The MDS with isolated del(5q) was first defined as a distinct hematologic disorder in 1974/1975 by Van Den Berghe, Sokal et al31,32 with a classical multiparameter approach. In fact, these investigators used a combination of clinical features (macrocytic anemia with slight leukopenia but normal or elevated platelet count), morphologic abnormalities (megakaryocytes with nonlobated and hypolobated nuclei), and cytogenetic data (acquired 5q deletion). In 2006, a clinical trial showed that lenalidomide not only corrects anemia but can also reverse the cytogenetic abnormality in this condition.33 A subsequent study showed that a portion of patients carry a subclonal TP53 mutation, and that this predicts poor response to lenalidomide and disease progression.34 More recent studies have revealed that haploinsufficiency of several genes mapping on the deleted chromosomal region represents the molecular mechanism of disease, and have in particular shown the crucial role of the CSNK1A1 gene both in the biology of the disease and its response to lenalidomide.35,36 The prognostic/predictive significance of the TP53 mutation has now been included into the revised WHO classification, and mutation analysis of TP53 is recommended to help identify an adverse prognostic subgroup in this generally favorable-prognosis MDS.

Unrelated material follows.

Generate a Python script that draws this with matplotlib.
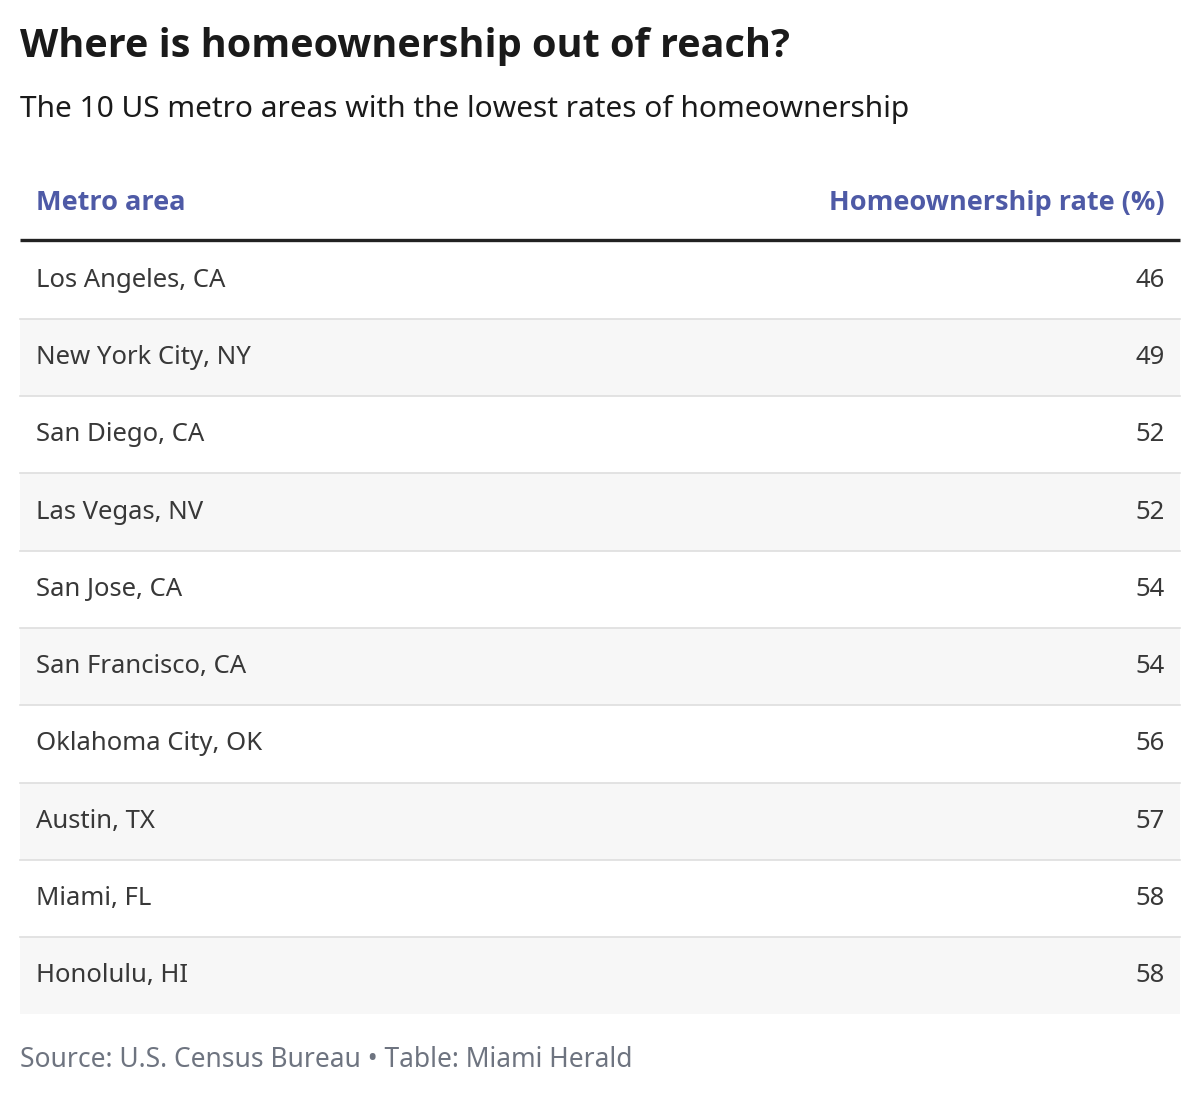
import matplotlib
matplotlib.use("Agg")
import matplotlib.pyplot as plt
from matplotlib.patches import Rectangle

metros = ["Los Angeles, CA", "New York City, NY", "San Diego, CA", "Las Vegas, NV",
          "San Jose, CA", "San Francisco, CA", "Oklahoma City, OK", "Austin, TX",
          "Miami, FL", "Honolulu, HI"]
rates = [46, 49, 52, 52, 54, 54, 56, 57, 58, 58]

plt.rcParams['font.family'] = ['Noto Sans', 'DejaVu Sans']
BOLD = ['Open Sans', 'DejaVu Sans']
W, H = 1200, 1095
fig = plt.figure(figsize=(W/100, H/100), dpi=100)
ax = fig.add_axes([0, 0, 1, 1])
ax.set_xlim(0, W); ax.set_ylim(H, 0); ax.axis('off')

ax.text(20, 47, "Where is homeownership out of reach?", fontsize=28.5, fontweight='bold',
        family=BOLD, color='#1a1a1a', va='center')
ax.text(20, 109, "The 10 US metro areas with the lowest rates of homeownership", fontsize=21.5,
        color='#1a1a1a', va='center')
hc = '#4e5aa6'
ax.text(36, 203, "Metro area", fontsize=19.5, fontweight='bold', family=BOLD, color=hc, va='center')
ax.text(1165, 203, "Homeownership rate (%)", fontsize=19.5, fontweight='bold', family=BOLD,
        color=hc, va='center', ha='right')
ax.plot([20, 1180], [240, 240], color='#222222', lw=2.4, solid_capstyle='butt')

top, rh = 241.5, 77.3
for i, (m, r) in enumerate(zip(metros, rates)):
    y0 = top + i*rh
    if i % 2 == 1:
        ax.add_patch(Rectangle((20, y0), 1160, rh, color='#f7f7f7', lw=0))
    if i > 0:
        ax.plot([20, 1180], [y0, y0], color='#dedede', lw=1.2)
    yc = y0 + rh/2
    ax.text(36, yc, m, fontsize=18.5, color='#383838', va='center')
    ax.text(1165, yc, str(r), fontsize=18.5, color='#383838', va='center', ha='right')

ax.text(20, 1060, "Source: U.S. Census Bureau • Table: Miami Herald", fontsize=19,
        color='#6e7480', va='center')
fig.savefig("out.png", dpi=100, facecolor='white')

In conclusion, the current revision is a much needed and significant update of the 2008 WHO classification, and the 2 reviews being published in this issue of Blood represent the efforts of pathologists working closely with clinicians and geneticists. In the next few years, we should continue this collaboration to further improve the integration of clinical features, morphology, and genetics.